- Directed by: Irving Cummings Charles Woolstenhulme (Asst.)
- Written by: Jack Cunningham (scenario)
- Based on: Just a Woman by Eugene Walter
- Produced by: First National Pictures M. C. Levee
- Starring: Claire Windsor Conway Tearle
- Cinematography: Arthur L. Todd
- Edited by: Charles J. Hunt
- Distributed by: First National Pictures
- Release date: June 25, 1925;
- Running time: 70 minutes
- Country: United States
- Language: Silent (English intertitles)

= Just a Woman (1925 film) =

1925 film by Irving Cummings

Just a Woman is a 1925 American silent drama film directed by Irving Cummings and starring Claire Windsor. It is based on the 1916 Broadway play by Eugene Walter and is a remake of a 1918 silent version starring Walter's wife, Charlotte Walker.
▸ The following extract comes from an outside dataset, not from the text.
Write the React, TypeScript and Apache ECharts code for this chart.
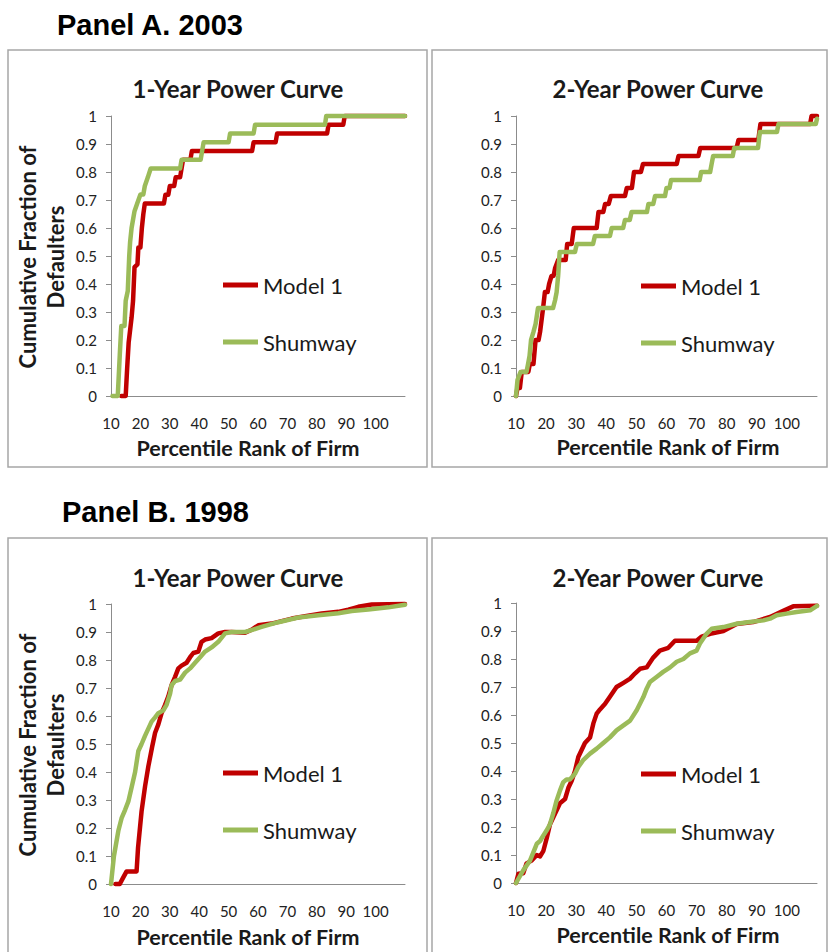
import React, { useEffect, useRef } from "react";
import * as echarts from "echarts";

// ---------- data (x = percentile rank of firm, y = cumulative fraction of defaulters) ----------
const panelATitle = "Panel A. 2003";
const panelBTitle = "Panel B. 1998";
const chartTitles = ["1-Year Power Curve", "2-Year Power Curve", "1-Year Power Curve", "2-Year Power Curve"];
const seriesNames = ["Model 1", "Shumway"];
const xAxisTitle = "Percentile Rank of Firm";
const yAxisTitle = "Cumulative Fraction of\nDefaulters";

const a2003OneYearModel1 = [
  [13.5, 0], [15, 0], [15.5, 0.1], [16, 0.19], [17, 0.28], [17.5, 0.34], [18, 0.46], [19, 0.47], [19.3, 0.53],
  [20, 0.53], [20.5, 0.6], [21, 0.65], [21.5, 0.6875], [28, 0.6875], [28.5, 0.71875], [29.5, 0.71875], [30, 0.75],
  [31.5, 0.75], [32, 0.78125], [33.5, 0.78125], [34.5, 0.84375], [37, 0.84375], [37.5, 0.875], [58, 0.875],
  [58.5, 0.90625], [66, 0.90625], [66.5, 0.9375], [83.5, 0.9375], [84, 0.96875], [89, 0.96875], [89.5, 1], [110, 1],
];
const a2003OneYearShumway = [
  [10.5, 0], [12.3, 0], [13, 0.15], [13.5, 0.25], [14.6, 0.25], [15, 0.34], [15.7, 0.375], [16.2, 0.5],
  [16.5, 0.55], [17, 0.6], [18, 0.66], [19, 0.69], [20, 0.72], [21, 0.72], [21.5, 0.75], [22.5, 0.78],
  [23.5, 0.8125], [33.5, 0.8125], [34, 0.84375], [40.5, 0.84375], [41.5, 0.90625], [50, 0.90625], [50.5, 0.9375],
  [58.5, 0.9375], [59, 0.96875], [82.8, 0.96875], [83.2, 1], [110, 1],
];
const a2003TwoYearModel1 = [
  [10, 0], [10.5, 0.029], [11.3, 0.029], [11.9, 0.086], [14.1, 0.086], [14.6, 0.114], [15.8, 0.114], [16.5, 0.2],
  [17.5, 0.2], [18, 0.229], [19, 0.314], [19.6, 0.371], [20.5, 0.371], [21, 0.4], [21.8, 0.429], [22.5, 0.429],
  [23, 0.457], [24, 0.486], [26.5, 0.486], [27, 0.543], [28.5, 0.543], [29.2, 0.6], [36.8, 0.6], [37.4, 0.657],
  [39, 0.657], [39.6, 0.686], [40.8, 0.686], [41.5, 0.714], [46.2, 0.714], [46.8, 0.743], [48.5, 0.743], [49.2, 0.8],
  [51.5, 0.8], [52.2, 0.829], [63.4, 0.829], [64, 0.857], [70.6, 0.857], [71.2, 0.886], [83.3, 0.886], [83.9, 0.914],
  [90.5, 0.914], [91.2, 0.971], [107.7, 0.971], [108.2, 1], [110, 1],
];
const a2003TwoYearShumway = [
  [10, 0], [10.5, 0.057], [11.5, 0.086], [13.5, 0.086], [14, 0.114], [14.5, 0.143], [15, 0.2], [15.8, 0.229],
  [16.5, 0.257], [17.3, 0.314], [22.3, 0.314], [23, 0.343], [23.5, 0.371], [24, 0.429], [24.5, 0.514], [29.6, 0.514],
  [30.2, 0.543], [35.6, 0.543], [36.2, 0.571], [41.2, 0.571], [41.8, 0.6], [45.6, 0.6], [46.2, 0.629], [47.8, 0.629],
  [48.4, 0.657], [53.5, 0.657], [54, 0.686], [55.6, 0.686], [56.2, 0.714], [59.5, 0.714], [60, 0.743], [61, 0.743],
  [61.5, 0.771], [71, 0.771], [71.5, 0.8], [74.5, 0.8], [75, 0.829], [75.5, 0.857], [82, 0.857], [82.5, 0.886],
  [90.4, 0.886], [91, 0.943], [96.7, 0.943], [97.2, 0.971], [109.6, 0.971], [110, 0.99],
];
const b1998OneYearModel1 = [
  [11.5, 0], [13, 0], [14, 0.02], [15.3, 0.045], [18.7, 0.045], [19.2, 0.13], [20.4, 0.26], [21.6, 0.35],
  [22.7, 0.42], [24, 0.49], [25, 0.54], [26.1, 0.57], [27.2, 0.61], [28.4, 0.64], [29.5, 0.67], [30.6, 0.71],
  [31.8, 0.74], [32.9, 0.77], [34, 0.78], [35.7, 0.79], [36.9, 0.81], [38, 0.825], [39.7, 0.83], [40.8, 0.865],
  [42, 0.873], [44.2, 0.878], [46.5, 0.895], [48.8, 0.9], [51, 0.9], [55.6, 0.897], [57.8, 0.908], [60.1, 0.924],
  [64.6, 0.93], [71.5, 0.948], [76, 0.956], [81.7, 0.966], [87.3, 0.972], [90.7, 0.98], [94.1, 0.99], [98.7, 0.998],
  [110, 1],
];
const b1998OneYearShumway = [
  [10, 0], [11, 0.1], [12.5, 0.19], [13.6, 0.235], [14.8, 0.265], [15.9, 0.295], [17, 0.345], [18.2, 0.4],
  [19.3, 0.475], [20.4, 0.5], [21.6, 0.53], [22.7, 0.555], [23.8, 0.58], [25, 0.595], [26.1, 0.61], [27.8, 0.62],
  [28.9, 0.64], [30.1, 0.68], [30.6, 0.71], [31.8, 0.725], [33.5, 0.73], [35.2, 0.755], [36.9, 0.77], [38.6, 0.79],
  [40.3, 0.81], [42, 0.83], [44.2, 0.845], [46.5, 0.865], [48.8, 0.895], [51, 0.9], [55.6, 0.9], [57.8, 0.907],
  [61.2, 0.918], [66.9, 0.935], [73.7, 0.952], [80.5, 0.96], [87.3, 0.967], [91.9, 0.975], [97.5, 0.98],
  [104.3, 0.988], [110, 0.997],
];
const b1998TwoYearModel1 = [
  [10, 0], [10.8, 0.033], [12.4, 0.035], [13.5, 0.07], [15.2, 0.08], [16.9, 0.1], [18, 0.095], [19.1, 0.115],
  [20.2, 0.16], [21.3, 0.21], [22.4, 0.235], [23.5, 0.26], [24.6, 0.285], [26.3, 0.3], [27.4, 0.34], [28.5, 0.365],
  [29.6, 0.4], [30.7, 0.45], [31.8, 0.475], [32.9, 0.5], [34.6, 0.52], [35.7, 0.57], [36.8, 0.605], [37.9, 0.62],
  [39.6, 0.64], [41.2, 0.665], [43.4, 0.7], [45.7, 0.715], [47.9, 0.73], [49.5, 0.748], [51.2, 0.765], [53.4, 0.77],
  [55.6, 0.805], [57.8, 0.83], [60.6, 0.84], [62.8, 0.865], [70, 0.865], [71.7, 0.88], [74.5, 0.89], [78.9, 0.9],
  [83.3, 0.925], [88.8, 0.932], [94.4, 0.95], [98.8, 0.972], [102.1, 0.988], [110, 0.99],
];
const b1998TwoYearShumway = [
  [10, 0], [12.4, 0.045], [14.65, 0.08], [16.9, 0.14], [18, 0.15], [19.1, 0.17], [20.2, 0.188], [21.3, 0.21],
  [22.4, 0.25], [23.5, 0.295], [24.6, 0.33], [25.7, 0.36], [26.8, 0.37], [27.9, 0.37], [29.6, 0.39], [30.7, 0.414],
  [32.4, 0.44], [34.6, 0.462], [36.8, 0.48], [39, 0.5], [41.2, 0.52], [43.4, 0.545], [45.7, 0.563], [47.9, 0.58],
  [50.1, 0.617], [52.3, 0.664], [53.4, 0.694], [54.5, 0.718], [56.7, 0.736], [58.9, 0.754], [61.2, 0.77],
  [63.4, 0.79], [65.6, 0.8], [67.8, 0.82], [70, 0.83], [71.1, 0.855], [73.3, 0.89], [75, 0.908], [78.9, 0.914],
  [83.3, 0.926], [87.7, 0.932], [92.2, 0.938], [94.4, 0.944], [96.6, 0.956], [99.9, 0.962], [103.2, 0.968],
  [107.7, 0.974], [110, 0.99],
];

const chartData = [
  [a2003OneYearModel1, a2003OneYearShumway],
  [a2003TwoYearModel1, a2003TwoYearShumway],
  [b1998OneYearModel1, b1998OneYearShumway],
  [b1998TwoYearModel1, b1998TwoYearShumway],
];

// ---------- layout & style ----------
const RED = "#C00000";
const GREEN = "#9BBB59";
const FONT = "Lato";
const TEXT = "#1a1a1a";

const layouts = [
  { gridLeft: 111, gridTop: 116, gridW: 294, titleX: 238, titleY: 88, xTitleX: 248, xTitleY: 448, legX: 223, legY: 285, yTitle: true, yTitleY: 257 },
  { gridLeft: 516, gridTop: 116, gridW: 301, titleX: 658, titleY: 88, xTitleX: 668, xTitleY: 447, legX: 641, legY: 286, yTitle: false, yTitleY: 0 },
  { gridLeft: 111, gridTop: 604, gridW: 294, titleX: 238, titleY: 577, xTitleX: 248, xTitleY: 937, legX: 223, legY: 773, yTitle: true, yTitleY: 745 },
  { gridLeft: 516, gridTop: 603, gridW: 301, titleX: 658, titleY: 577, xTitleX: 668, xTitleY: 935, legX: 641, legY: 774, yTitle: false, yTitleY: 0 },
];
const GRID_H = 280;

export default function App() {
  const ref = useRef<HTMLDivElement>(null);

  useEffect(() => {
    document.body.style.margin = "0";
    if (!ref.current) return;
    const chart = echarts.init(ref.current, null, { renderer: "svg" });

    const graphic: any[] = [
      { type: "rect", shape: { x: 8, y: 50, width: 419, height: 417 }, style: { fill: "#fff", stroke: "#a6a6a6", lineWidth: 1.5 }, z: -10 },
      { type: "rect", shape: { x: 432, y: 50, width: 395, height: 417 }, style: { fill: "#fff", stroke: "#a6a6a6", lineWidth: 1.5 }, z: -10 },
      { type: "rect", shape: { x: 8, y: 538, width: 419, height: 430 }, style: { fill: "#fff", stroke: "#a6a6a6", lineWidth: 1.5 }, z: -10 },
      { type: "rect", shape: { x: 432, y: 538, width: 395, height: 430 }, style: { fill: "#fff", stroke: "#a6a6a6", lineWidth: 1.5 }, z: -10 },
      { type: "text", x: 57, y: 25, style: { text: panelATitle, fill: "#000", fontFamily: "Liberation Sans", fontWeight: "bold", fontSize: 29, textAlign: "left", verticalAlign: "middle" } },
      { type: "text", x: 62, y: 512, style: { text: panelBTitle, fill: "#000", fontFamily: "Liberation Sans", fontWeight: "bold", fontSize: 29, textAlign: "left", verticalAlign: "middle" } },
    ];

    layouts.forEach((l, i) => {
      graphic.push({ type: "text", x: l.titleX, y: l.titleY, style: { text: chartTitles[i], fill: TEXT, fontFamily: FONT, fontWeight: "bold", fontSize: 24, textAlign: "center", verticalAlign: "middle" } });
      graphic.push({ type: "text", x: l.xTitleX, y: l.xTitleY, style: { text: xAxisTitle, fill: TEXT, fontFamily: FONT, fontWeight: "bold", fontSize: 21.5, textAlign: "center", verticalAlign: "middle" } });
      if (l.yTitle) {
        graphic.push({ type: "text", x: 41, y: l.yTitleY, rotation: Math.PI / 2, style: { text: yAxisTitle, fill: TEXT, fontFamily: FONT, fontWeight: "bold", fontSize: 22, lineHeight: 28, textAlign: "center", verticalAlign: "middle" } });
      }
    });

    const option: any = {
      animation: false,
      backgroundColor: "#fff",
      graphic,
      grid: layouts.map((l) => ({ left: l.gridLeft, top: l.gridTop, width: l.gridW, height: GRID_H, containLabel: false })),
      xAxis: layouts.map((_, i) => ({
        type: "value", gridIndex: i, min: 10, max: 110, interval: 10,
        axisLine: { show: true, lineStyle: { color: "#8c8c8c", width: 1 } },
        axisTick: { show: false },
        splitLine: { show: false },
        axisLabel: { margin: 19, fontFamily: FONT, fontSize: 15, color: "#222", formatter: (v: number) => (v > 100 ? "" : String(v)) },
      })),
      yAxis: layouts.map((_, i) => ({
        type: "value", gridIndex: i, min: 0, max: 1, interval: 0.1,
        axisLine: { show: true, lineStyle: { color: "#8c8c8c", width: 1 } },
        axisTick: { show: true, length: 5, inside: false, lineStyle: { color: "#8c8c8c" } },
        splitLine: { show: false },
        axisLabel: { margin: 14, fontFamily: FONT, fontSize: 15, color: "#222" },
      })),
      legend: layouts.map((l) => ({
        data: seriesNames, orient: "vertical", left: l.legX, top: l.legY - 12, padding: 0,
        itemWidth: 35, itemHeight: 5, itemGap: 33, icon: "rect", selectedMode: false,
        textStyle: { fontFamily: FONT, fontSize: 22, color: TEXT, lineHeight: 24 },
      })),
      series: chartData.flatMap((pair, i) =>
        pair.map((d, j) => ({
          name: seriesNames[j], type: "line", xAxisIndex: i, yAxisIndex: i, data: d,
          symbol: "none", clip: false, z: 2 + j,
          itemStyle: { color: j === 0 ? RED : GREEN },
          lineStyle: { color: j === 0 ? RED : GREEN, width: 4.5, cap: "round", join: "round" },
        }))
      ),
    };

    chart.setOption(option);
    return () => chart.dispose();
  }, []);

  return <div ref={ref} style={{ width: 828, height: 952 }} />;
}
The film and play was remade in the pre-Code sound era in 1933 as No Other Woman.

==Plot==
As described in a film magazine review, June Holton, the wife of steelworker Robert Holton, has an agreement with their boarder, George Rand, that in return for room and board, and the use of a shop in the back yard to experiment in, that he will share 50–50 with her the proceeds of any invention he may perfect, looking for a new process for making steel. He succeeds. Robert strikes a bargain with the company's board of directors that is satisfactory to him and George, but not to June. She compels the board to meet her terms: $1 million in cash, a royalty of $5 per ton to be paid to George, and the elevation of her husband to be president. Plunged into wealth and a position of power, they visit New York City, where Robert falls a victim to the wiles of Clarice Clement, a stage dancer, who is determined to attach his wealth by marrying him. She convinces Robert that his wife is in love with George, and he agrees to obtain a divorce. Just as the referee is about to grant the divorce, Robert learns that trickery has been practiced on his wife, and he withdraws the suit. The couple is reconciled after June, to maintain custody of her child, has denied that Robert was the boy's father.

==Preservation==
With no prints of Just a Woman located in any film archives, it is a lost film.